- Nickname: Juju
- Born: 26 August 1994 (age 32) Kogarah, New South Wales, Australia
- Height: 172 cm (5 ft 8 in)

Gymnastics career
- Discipline: Rhythmic gymnastics
- Country represented: Australia
- Club: Le Ray Gymnastics Academy
- Head coach: Danielle Le Ray
- Retired: 1 February 2019
- Medal record
Representing Australia
Commonwealth Games
| Bronze medal – third place | 2018 Gold Coast | Team |

= Enid Sung =

Australian rhythmic gymnast

Enid Sung (born 26 August 1994) is an Australian former rhythmic gymnast. She is the 2018 Commonwealth Games bronze medalist with the team. She also competed at the 2010 World Championships.

== Personal life ==
Sung was born on 26 August 1994 in Kogarah, New South Wales. She studied media and communications at the University of Sydney. She speaks both Korean and English.

== Career ==
Sung began gymnastics when she was twelve years old. She was coached by 2000 Olympian Danielle Le Ray.

Sung made her international debut at the 2009 Australian Youth Olympic Festival and helped the Australian team win the silver medal behind China.

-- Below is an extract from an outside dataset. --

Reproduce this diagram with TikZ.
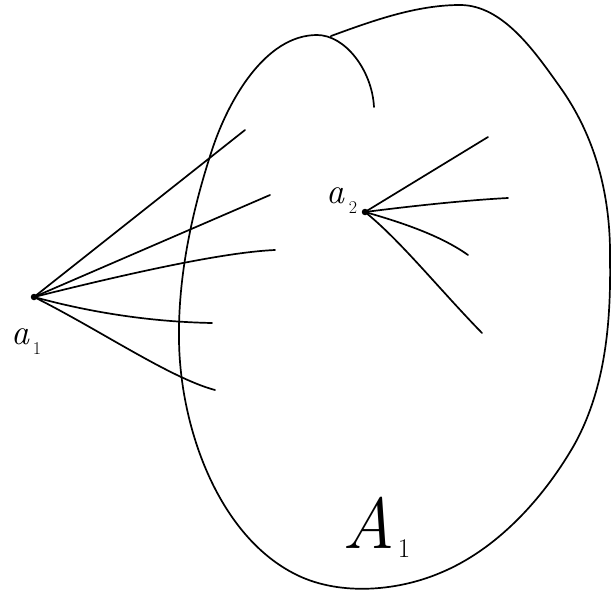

Individually, she won the bronze medal in the all-around. At the 2010 Pacific Rim Championships, she finished ninth in the all-around. She competed at the 2010 World Championships and helped Australia finish nineteenth in the team competition.

Sung was not able to compete for a spot at the 2016 Olympic Games due to a shoulder injury, and although she had retired, she decided to return in 2017 to compete at the 2018 Commonwealth Games. At the 2018 Australia Cup, she won the silver medal in the all-around and was selected to represent Australia at the 2018 Commonwealth Games. She competed alongside Danielle Prince and Alexandra Kiroi-Bogatyreva and won the bronze medal in the team competition. Sung qualified for the all-around final and finished fourth. She also finished fourth in the hoop final, sixth in the ribbon final, and eighth in the clubs final.

Sung retired from competition on 1 February 2019.